■ RECORD EXCERPTS:
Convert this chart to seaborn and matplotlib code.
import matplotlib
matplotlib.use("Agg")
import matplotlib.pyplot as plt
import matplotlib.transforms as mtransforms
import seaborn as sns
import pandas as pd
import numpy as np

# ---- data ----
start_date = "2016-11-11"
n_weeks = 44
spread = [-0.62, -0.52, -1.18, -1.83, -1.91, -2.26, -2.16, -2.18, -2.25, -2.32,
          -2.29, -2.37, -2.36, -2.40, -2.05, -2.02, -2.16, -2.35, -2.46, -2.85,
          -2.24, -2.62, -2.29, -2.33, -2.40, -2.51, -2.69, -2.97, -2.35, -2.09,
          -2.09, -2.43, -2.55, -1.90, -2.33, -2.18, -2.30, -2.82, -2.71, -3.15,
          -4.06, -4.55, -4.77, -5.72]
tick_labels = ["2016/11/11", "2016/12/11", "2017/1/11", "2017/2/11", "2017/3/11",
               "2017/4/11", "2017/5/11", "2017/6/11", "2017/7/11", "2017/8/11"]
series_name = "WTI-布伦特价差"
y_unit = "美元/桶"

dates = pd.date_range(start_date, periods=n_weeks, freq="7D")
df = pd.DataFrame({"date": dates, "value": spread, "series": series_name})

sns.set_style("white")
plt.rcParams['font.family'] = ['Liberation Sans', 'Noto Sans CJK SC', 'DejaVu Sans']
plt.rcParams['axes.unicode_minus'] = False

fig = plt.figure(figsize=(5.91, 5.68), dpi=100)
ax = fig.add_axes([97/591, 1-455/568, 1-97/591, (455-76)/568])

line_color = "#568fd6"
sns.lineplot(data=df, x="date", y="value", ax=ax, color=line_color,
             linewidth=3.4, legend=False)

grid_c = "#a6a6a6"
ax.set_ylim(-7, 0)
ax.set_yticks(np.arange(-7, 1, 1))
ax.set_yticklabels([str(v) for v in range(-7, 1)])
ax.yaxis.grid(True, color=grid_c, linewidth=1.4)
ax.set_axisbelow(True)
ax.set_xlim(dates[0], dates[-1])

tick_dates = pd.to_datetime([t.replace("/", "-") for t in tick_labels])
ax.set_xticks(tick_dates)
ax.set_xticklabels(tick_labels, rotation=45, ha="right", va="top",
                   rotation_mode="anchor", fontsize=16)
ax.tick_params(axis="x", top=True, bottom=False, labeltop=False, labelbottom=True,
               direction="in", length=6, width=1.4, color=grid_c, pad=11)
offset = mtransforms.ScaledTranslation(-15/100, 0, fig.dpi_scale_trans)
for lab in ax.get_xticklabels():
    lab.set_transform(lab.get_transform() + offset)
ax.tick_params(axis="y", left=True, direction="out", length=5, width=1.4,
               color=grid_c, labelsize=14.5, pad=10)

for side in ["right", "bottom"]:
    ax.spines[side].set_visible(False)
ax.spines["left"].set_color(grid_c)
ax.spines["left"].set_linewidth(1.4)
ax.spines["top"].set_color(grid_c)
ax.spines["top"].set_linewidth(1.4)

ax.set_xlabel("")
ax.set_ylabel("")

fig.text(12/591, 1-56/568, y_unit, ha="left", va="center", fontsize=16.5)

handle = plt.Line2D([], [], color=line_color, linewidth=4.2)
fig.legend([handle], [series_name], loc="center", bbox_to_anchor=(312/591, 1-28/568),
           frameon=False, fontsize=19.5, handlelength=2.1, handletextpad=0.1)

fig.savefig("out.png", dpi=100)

--

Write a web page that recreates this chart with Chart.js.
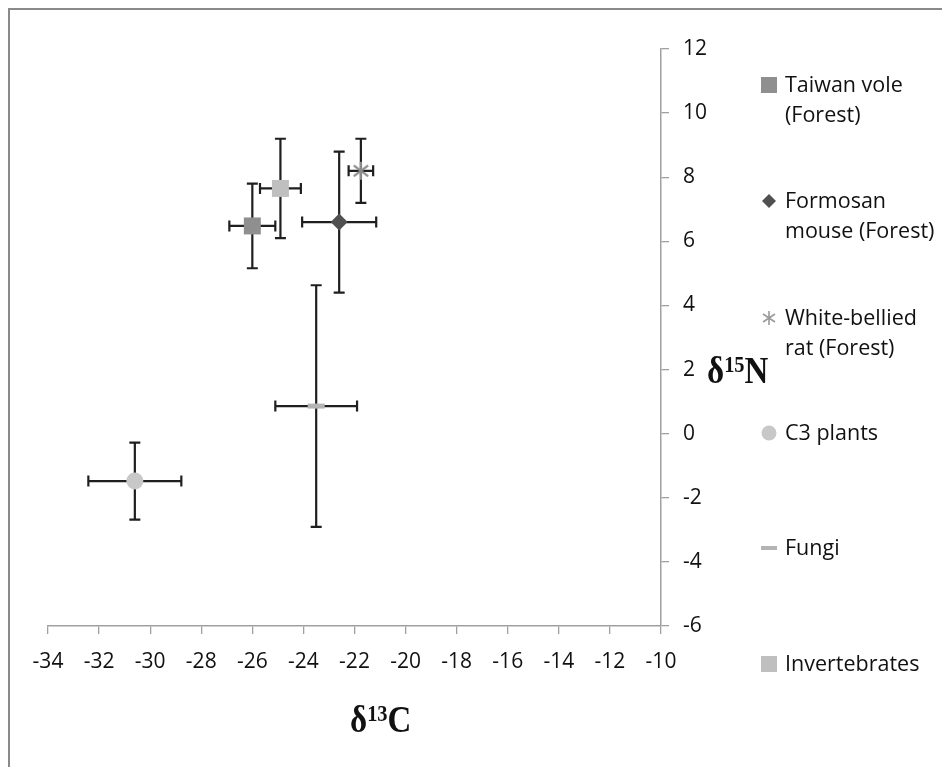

■ TASK TO COMPLETE: Beginning with the line containing "Convert this chart" and ending with the line containing "import numpy as np", extract those lines exactly from the listing above, and only those.

■ FINAL ANSWER:
Convert this chart to seaborn and matplotlib code.
import matplotlib
matplotlib.use("Agg")
import matplotlib.pyplot as plt
import matplotlib.transforms as mtransforms
import seaborn as sns
import pandas as pd
import numpy as np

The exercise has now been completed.